Operationally, exchanges and clearinghouses will be key tension points. If message traffic rises by even 10-20% in small-cap names, venues will need to reallocate capital to maintain latency and throughput — costs that are not borne by brokers alone. The net effect will be a modest shift in cost centers across the microstructure ecosystem, reshaping margins incrementally rather than producing a binary revenue windfall for brokers.
Q: When will the SEC rule change become effective for brokers and customers?
A: After the SEC vote on Apr 15, 2026, the rule is subject to preparatory steps including Federal Register publication and any phased implementation timeline specified by the Commission; typical administrative windows range from 30 to 60 days. Firms can, however, begin operational planning immediately and may choose to implement controls in advance of full statutory effect.

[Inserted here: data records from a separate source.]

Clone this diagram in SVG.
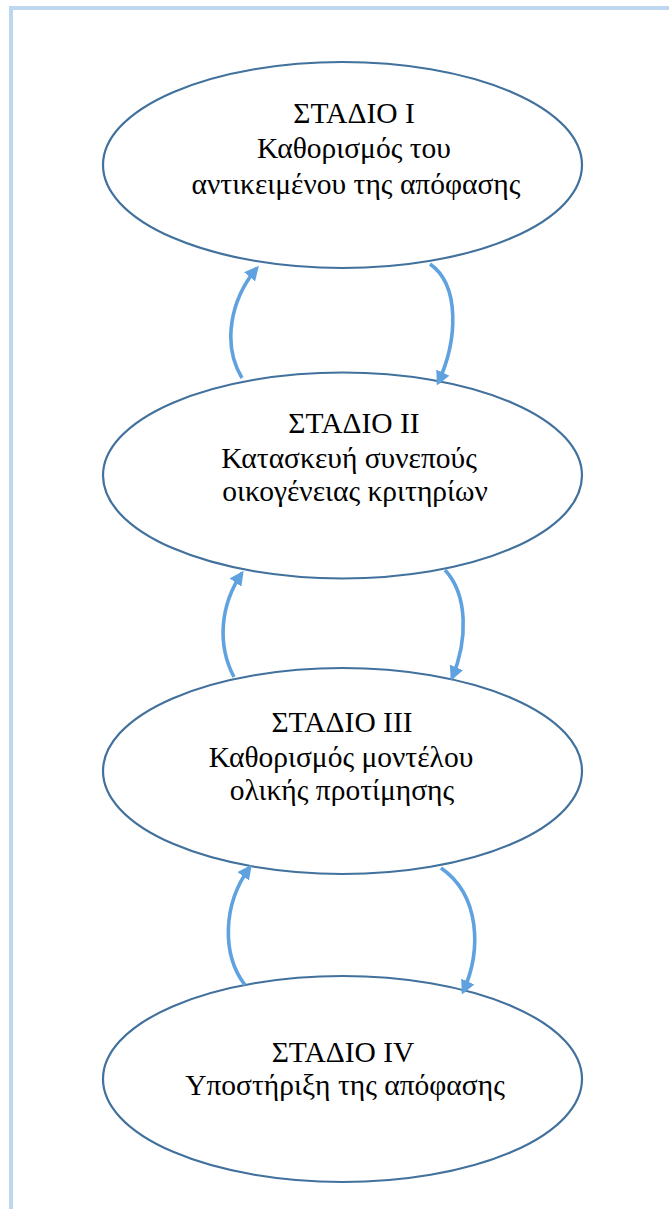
<svg xmlns="http://www.w3.org/2000/svg" width="669" height="1209" viewBox="0 0 669 1209">
<defs>
<style>
.frame{fill:none;stroke:#BDD7EE;stroke-width:4}
.node ellipse{fill:#FFFFFF;stroke:#41719C;stroke-width:2.2}
.node text{font-family:"Liberation Serif","Times New Roman",serif;font-size:29.5px;fill:#000000;text-anchor:middle}
.conn path{fill:none;stroke:#5FA2DF;stroke-width:3.6;marker-end:url(#ah)}
</style>
<marker id="ah" viewBox="0 0 10 10" refX="8" refY="5" markerWidth="4" markerHeight="4" orient="auto" markerUnits="strokeWidth">
<path d="M0,0 L10,5 L0,10 z" fill="#5FA2DF"/>
</marker>
</defs>
<rect width="669" height="1209" fill="#FFFFFF"/>
<path class="frame" d="M11,1209 V8 H669"/>
<g id="node1" class="node">
<ellipse cx="342.5" cy="165" rx="239.5" ry="103"/>
<text x="354" y="123">ΣΤΑΔΙΟ Ι</text>
<text x="354" y="158">Καθορισμός του</text>
<text x="356" y="194">αντικειμένου της απόφασης</text>
</g>
<g id="node2" class="node">
<ellipse cx="342.5" cy="475.5" rx="239.5" ry="103"/>
<text x="354" y="433">ΣΤΑΔΙΟ ΙΙ</text>
<text x="349" y="468">Κατασκευή συνεπούς</text>
<text x="355" y="501">οικογένειας κριτηρίων</text>
</g>
<g id="node3" class="node">
<ellipse cx="342.5" cy="771" rx="239.5" ry="103"/>
<text x="342" y="732">ΣΤΑΔΙΟ ΙΙΙ</text>
<text x="341" y="767">Καθορισμός μοντέλου</text>
<text x="342" y="800">ολικής προτίμησης</text>
</g>
<g id="node4" class="node">
<ellipse cx="342.5" cy="1079" rx="239.5" ry="103"/>
<text x="343" y="1062">ΣΤΑΔΙΟ ΙV</text>
<text x="345" y="1095">Υποστήριξη της απόφασης</text>
</g>
<g id="connectors" class="conn">
<path d="M242,378 C222,345 230,300 257,268"/>
<path d="M430,264 C460,285 458,340 438,383"/>
<path d="M234,677 C217,645 220,605 242,573"/>
<path d="M445,570 C468,595 468,640 452,678"/>
<path d="M245,985 C222,955 222,905 250,867"/>
<path d="M441,868 C480,895 482,950 463,992"/>
</g>
</svg>
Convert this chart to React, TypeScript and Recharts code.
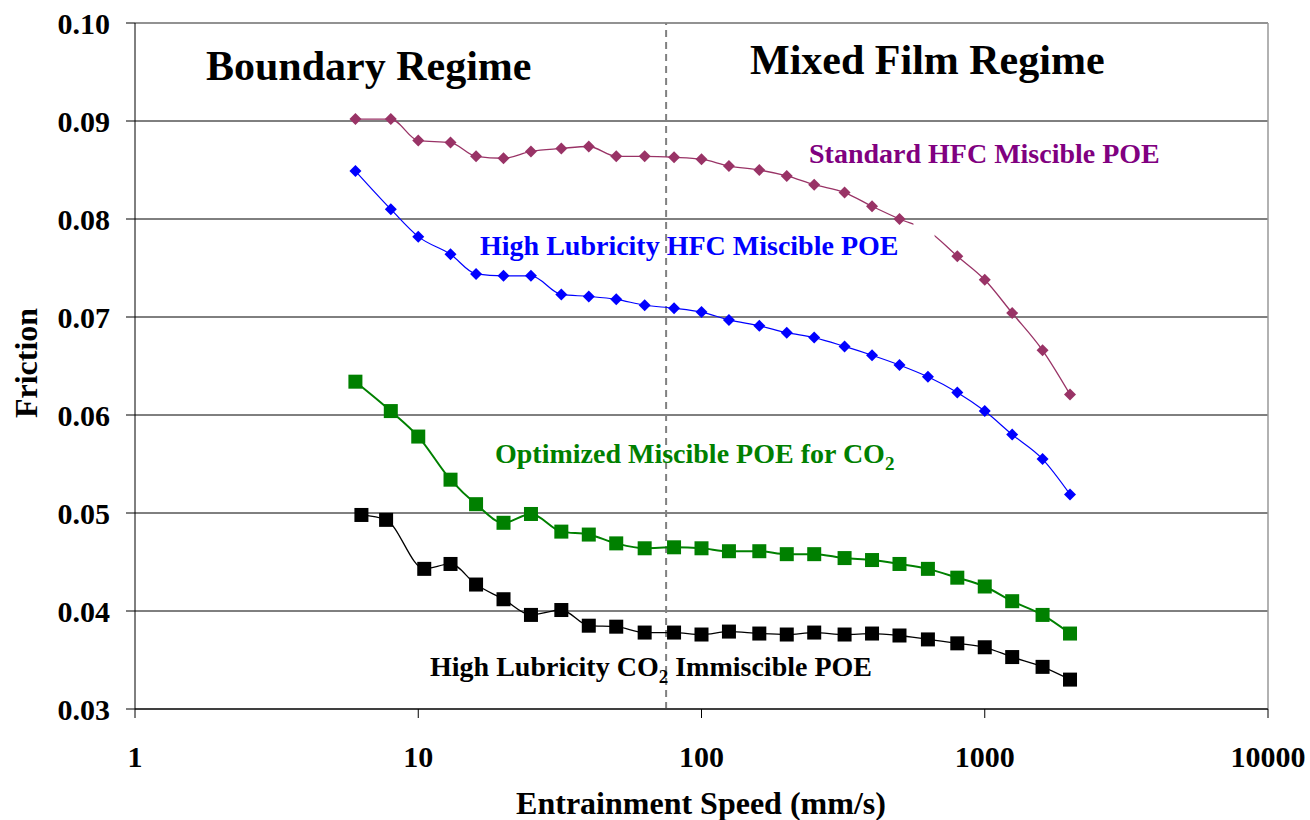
import React from "react";
import {
  ComposedChart,
  Line,
  XAxis,
  YAxis,
  CartesianGrid,
  ReferenceLine,
  ReferenceArea,
} from "recharts";

// entrainment speed (mm/s)
const speeds = [6, 8, 10, 13, 16, 20, 25, 32, 40, 50, 63, 80, 100, 125, 160, 200, 250, 320, 400, 500, 630, 800, 1000, 1250, 1600, 2000];
const immiscibleSpeeds = [6.3, 7.7, 10.5, 13, 16, 20, 25, 32, 40, 50, 63, 80, 100, 125, 160, 200, 250, 320, 400, 500, 630, 800, 1000, 1250, 1600, 2000];

// friction coefficients
const standardHfc = [0.0902, 0.0902, 0.088, 0.0878, 0.0864, 0.0862, 0.0869, 0.0872, 0.0874, 0.0864, 0.0864, 0.0863, 0.0861, 0.0854, 0.085, 0.0844, 0.0835, 0.0827, 0.0813, 0.08, 0.0788, 0.0762, 0.0738, 0.0704, 0.0666, 0.0621];
const highLubHfc = [0.0849, 0.081, 0.0782, 0.0764, 0.0744, 0.0742, 0.0742, 0.0723, 0.0721, 0.0718, 0.0712, 0.0709, 0.0705, 0.0697, 0.0691, 0.0684, 0.0679, 0.067, 0.0661, 0.0651, 0.0639, 0.0623, 0.0604, 0.058, 0.0555, 0.0519];
const optimizedCo2 = [0.0634, 0.0604, 0.0578, 0.0534, 0.0509, 0.049, 0.0499, 0.0481, 0.0478, 0.0469, 0.0464, 0.0465, 0.0464, 0.0461, 0.0461, 0.0458, 0.0458, 0.0454, 0.0452, 0.0448, 0.0443, 0.0434, 0.0425, 0.041, 0.0396, 0.0377];
const highLubCo2 = [0.0498, 0.0493, 0.0443, 0.0448, 0.0427, 0.0412, 0.0396, 0.0401, 0.0385, 0.0384, 0.0378, 0.0378, 0.0376, 0.0379, 0.0377, 0.0376, 0.0378, 0.0376, 0.0377, 0.0375, 0.0371, 0.0367, 0.0363, 0.0353, 0.0343, 0.033];

const xTicks = [1, 10, 100, 1000, 10000];
const yTicks = [0.03, 0.04, 0.05, 0.06, 0.07, 0.08, 0.09, 0.1];

const toRows = (xs: number[], ys: number[]) => xs.map((speed, i) => ({ speed, friction: ys[i] }));

const FONT = '"Liberation Serif", "Times New Roman", serif';

const diamond = (color: string, r: number) => (p: any) => (
  <polygon
    key={`d-${p.index}`}
    points={`${p.cx},${p.cy - r} ${p.cx + r},${p.cy} ${p.cx},${p.cy + r} ${p.cx - r},${p.cy}`}
    fill={color}
  />
);

const square = (color: string, s: number) => (p: any) => (
  <rect key={`s-${p.index}`} x={p.cx - s / 2} y={p.cy - s / 2} width={s} height={s} fill={color} />
);

const tickStyle = { fontSize: 30, fontWeight: 700, fill: "#000", fontFamily: FONT };

export default function App() {
  return (
    <div style={{ position: "absolute", left: 0, top: 0, width: 1310, height: 820, background: "#fff" }}>
      <ComposedChart width={1310} height={820} margin={{ top: 23, right: 42, left: 0, bottom: 0 }}>
        <CartesianGrid vertical={false} stroke="#000" strokeWidth={1} />
        <XAxis
          dataKey="speed"
          type="number"
          scale="log"
          domain={[1, 10000]}
          ticks={xTicks}
          allowDataOverflow
          height={111}
          tickSize={9}
          tickMargin={28}
          tick={tickStyle}
          tickFormatter={(v: number) => String(v)}
          stroke="#000"
        />
        <YAxis
          type="number"
          domain={[0.03, 0.1]}
          ticks={yTicks}
          width={135}
          tickSize={9}
          tickMargin={16}
          tick={tickStyle}
          tickFormatter={(v: number) => v.toFixed(2)}
          stroke="#000"
        />
        <ReferenceLine y={0.1} stroke="#999" strokeWidth={1.5} />
        <ReferenceLine x={10000} stroke="#999" strokeWidth={1.5} />
        <ReferenceLine x={75} stroke="#808080" strokeWidth={2} strokeDasharray="7 5" />
        <Line
          data={toRows(speeds, standardHfc)}
          dataKey="friction"
          type="monotone"
          stroke="#993366"
          strokeWidth={1.3}
          dot={diamond("#993366", 6)}
          activeDot={false}
          isAnimationActive={false}
        />
        <Line
          data={toRows(speeds, highLubHfc)}
          dataKey="friction"
          type="monotone"
          stroke="#0000ff"
          strokeWidth={1.2}
          dot={diamond("#0000ff", 6)}
          activeDot={false}
          isAnimationActive={false}
        />
        <Line
          data={toRows(speeds, optimizedCo2)}
          dataKey="friction"
          type="monotone"
          stroke="#008000"
          strokeWidth={2}
          dot={square("#008000", 14)}
          activeDot={false}
          isAnimationActive={false}
        />
        <Line
          data={toRows(immiscibleSpeeds, highLubCo2)}
          dataKey="friction"
          type="monotone"
          stroke="#000"
          strokeWidth={1.3}
          dot={square("#000", 14)}
          activeDot={false}
          isAnimationActive={false}
        />
        {/* white label box in the original hides part of the standard HFC curve */}
        <ReferenceArea
          x1={560}
          x2={665}
          y1={0.0776}
          y2={0.0797}
          fill="#fff"
          fillOpacity={1}
          stroke="none"
          {...({ zIndex: 2000 } as any)}
        />
      </ComposedChart>
      <svg
        width={1310}
        height={820}
        style={{ position: "absolute", left: 0, top: 0, pointerEvents: "none" }}
        fontFamily={FONT}
        fontWeight={700}
      >
        <text x={206} y={80} fontSize={42} fill="#000">Boundary Regime</text>
        <text x={750} y={74} fontSize={42} fill="#000">Mixed Film Regime</text>
        <text x={809} y={163} fontSize={28} fill="#800080">Standard HFC Miscible POE</text>
        <text x={480} y={255} fontSize={28} fill="#0000ff">High Lubricity HFC Miscible POE</text>
        <text x={495} y={463} fontSize={28} fill="#008000">
          Optimized Miscible POE for CO<tspan dy={7} fontSize={19}>2</tspan>
        </text>
        <text x={430} y={676} fontSize={28} fill="#000">
          High Lubricity CO<tspan dy={7} fontSize={19}>2</tspan>
          <tspan dy={-7}> Immiscible POE</tspan>
        </text>
        <text x={701} y={814} fontSize={32} fill="#000" textAnchor="middle">Entrainment Speed (mm/s)</text>
        <text x={37} y={363} fontSize={32} fill="#000" textAnchor="middle" transform="rotate(-90 37 363)">Friction</text>
      </svg>
    </div>
  );
}
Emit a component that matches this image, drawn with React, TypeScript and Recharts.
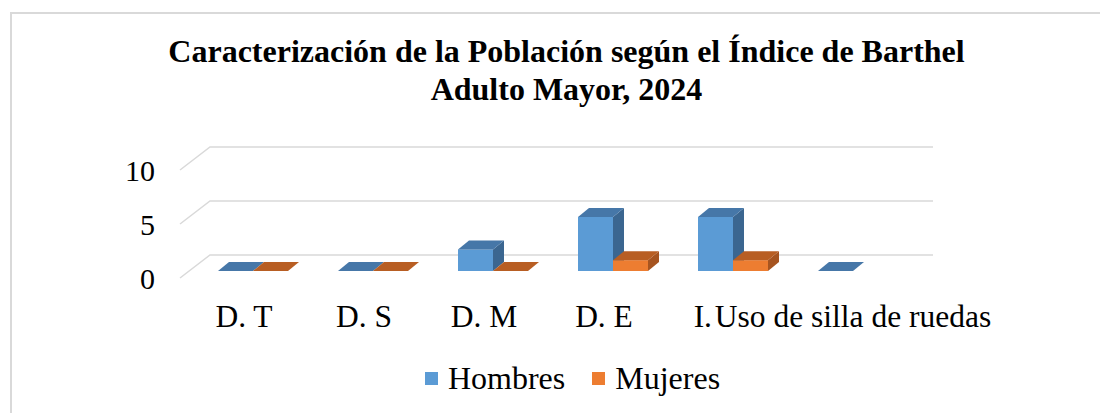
import React from 'react'
import { BarChart, Bar, XAxis, YAxis, CartesianGrid, Legend } from 'recharts';

const categories = ['D. T', 'D. S', 'D. M', 'D. E', 'I.', 'Uso de silla de ruedas'];
const hombres = [0, 0, 2, 5, 5, 0];
const mujeres: (number | null)[] = [0, 0, 0, 1, 1, null];
const yTicks = [0, 5, 10];

const data = categories.map((c, i) => ({ cat: c, hombres: hombres[i], mujeres: mujeres[i] }));

const FONT = '"Liberation Serif", "Times New Roman", serif';
const DX = 11;
const DY = -9;

const blue = { front: '#5B9BD5', top: '#4677A8', side: '#3B6690' };
const orange = { front: '#ED7D31', top: '#B85E23', side: '#A65420' };

// column with a top and a side face, a la Excel 3D
const Column3D = (props: any) => {
    const { x, y, width, height, value, colors } = props;
    if (value == null || x == null) return <g />;
    const h = Math.max(height || 0, 0);
    const yb = y + h;
    const topPts = `${x},${y} ${x + DX},${y + DY} ${x + width + DX},${y + DY} ${x + width},${y}`;
    const sidePts = `${x + width},${y} ${x + width + DX},${y + DY} ${x + width + DX},${yb + DY} ${x + width},${yb}`;
    return (
        <g>
            {h > 0 && <rect x={x} y={y} width={width} height={h} fill={colors.front} />}
            {h > 0 && <polygon points={sidePts} fill={colors.side} />}
            <polygon points={topPts} fill={colors.top} />
        </g>
    );
};

const gridLine = (p: any) => {
    const { x1, x2, y1, key } = p;
    const d = `M${x1 - 13},${y1 + 7} L${x1 + 17},${y1 - 16} L${x2 + 20},${y1 - 16}`;
    return <path key={key} d={d} fill="none" stroke="#d9d9d9" strokeWidth={1.5} />;
};

const YTick = (p: any) => {
    const { y, payload } = p;
    return (
        <text x={147} y={y + 7} dy="0.35em" textAnchor="end" fontFamily={FONT} fontSize={30} fill="#000">
            {payload.value}
        </text>
    );
};

const XTick = (p: any) => {
    const { x, payload, index } = p;
    let anchor: 'middle' | 'end' = 'middle';
    let tx = x - 9;
    if (index === 4) { anchor = 'end'; tx = x - 21; }
    if (index === 5) { tx = x; }
    return (
        <text x={tx} y={319} textAnchor={anchor} fontFamily={FONT} fontSize={31.5} fill="#000">
            {payload.value}
        </text>
    );
};

const LegendContent = () => {
    const items = [
        { label: 'Hombres', color: blue.front },
        { label: 'Mujeres', color: orange.front },
    ];
    return (
        <div style={{ display: 'flex', justifyContent: 'center', alignItems: 'center', paddingLeft: 29, fontFamily: FONT, fontSize: 32, lineHeight: '32px' }}>
            {items.map((it, i) => (
                <div key={it.label} style={{ display: 'flex', alignItems: 'center', marginLeft: i ? 27 : 0 }}>
                    <span style={{ display: 'inline-block', width: 13, height: 13, background: it.color, marginRight: 10 }} />
                    <span>{it.label}</span>
                </div>
            ))}
        </div>
    );
};

const App: React.FC = () => {
    return (
        <div style={{ position: 'relative', width: 1100, height: 405, overflow: 'hidden', background: '#fff' }}>
            <div style={{ position: 'absolute', left: 2, top: 4, width: 1300, height: 700, border: '2px solid #d9d9d9', boxSizing: 'border-box' }} />
            <div style={{ position: 'absolute', left: 0, top: 24, width: 1100, paddingLeft: 17, boxSizing: 'border-box', textAlign: 'center', fontFamily: FONT, fontWeight: 'bold', fontSize: 32, lineHeight: '38px' }}>
                <div>Caracterización de la Población según el Índice de Barthel</div>
                <div>Adulto Mayor, 2024</div>
            </div>
            <div style={{ position: 'absolute', left: 0, top: 0 }}>
                <BarChart width={1100} height={405} data={data} barCategoryGap={25} barGap={0}
                    margin={{ top: 155, right: 195, bottom: 42, left: 125 }}>
                    <CartesianGrid vertical={false} horizontal={gridLine} />
                    <XAxis dataKey="cat" axisLine={false} tickLine={false} interval={0} height={60} tick={<XTick />} />
                    <YAxis domain={[0, 10]} ticks={yTicks} axisLine={false} tickLine={false} width={60} tick={<YTick />} />
                    <Legend height={40} content={<LegendContent />} wrapperStyle={{ top: 354, left: 0, width: 1100 }} />
                    <Bar dataKey="hombres" name="Hombres" fill={blue.front} isAnimationActive={false}
                        shape={(p: any) => <Column3D {...p} value={p.payload.hombres} colors={blue} />} />
                    <Bar dataKey="mujeres" name="Mujeres" fill={orange.front} isAnimationActive={false}
                        shape={(p: any) => <Column3D {...p} value={p.payload.mujeres} colors={orange} />} />
                </BarChart>
            </div>
        </div>
    )
}

export default App
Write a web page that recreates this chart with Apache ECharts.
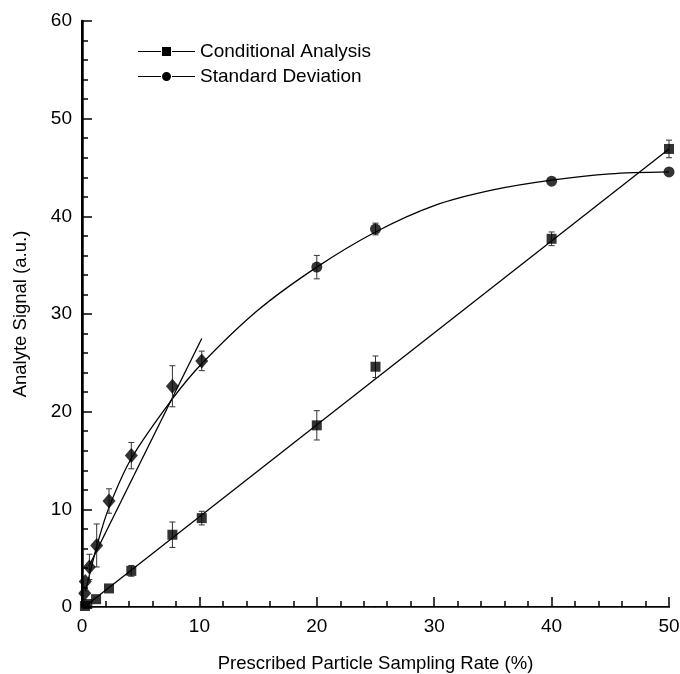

Q: Who is likely to benefit most from this change?
A: The principal beneficiaries are sub-$25,000 retail accounts that previously faced an explicit gating mechanism, along with platforms optimized for high-frequency retail order flow. That said, benefits will be asymmetric: firms with advanced risk engines and economies of scale in execution quality stand to capture more of the incremental volume than those reliant on legacy, threshold-based gating.
The SEC's Apr 15, 2026 approval to remove the $25,000 PDT threshold is a material regulatory pivot for retail trading and has re-rated broker equities; however, realized revenue gains will be mediated by operational costs, adverse-selection dynamics and clearing-house capacity. Market participants should prioritize execution quality and risk controls as the practical effects unfold.
Disclaimer: This article is for informational purposes only and does not constitute investment advice.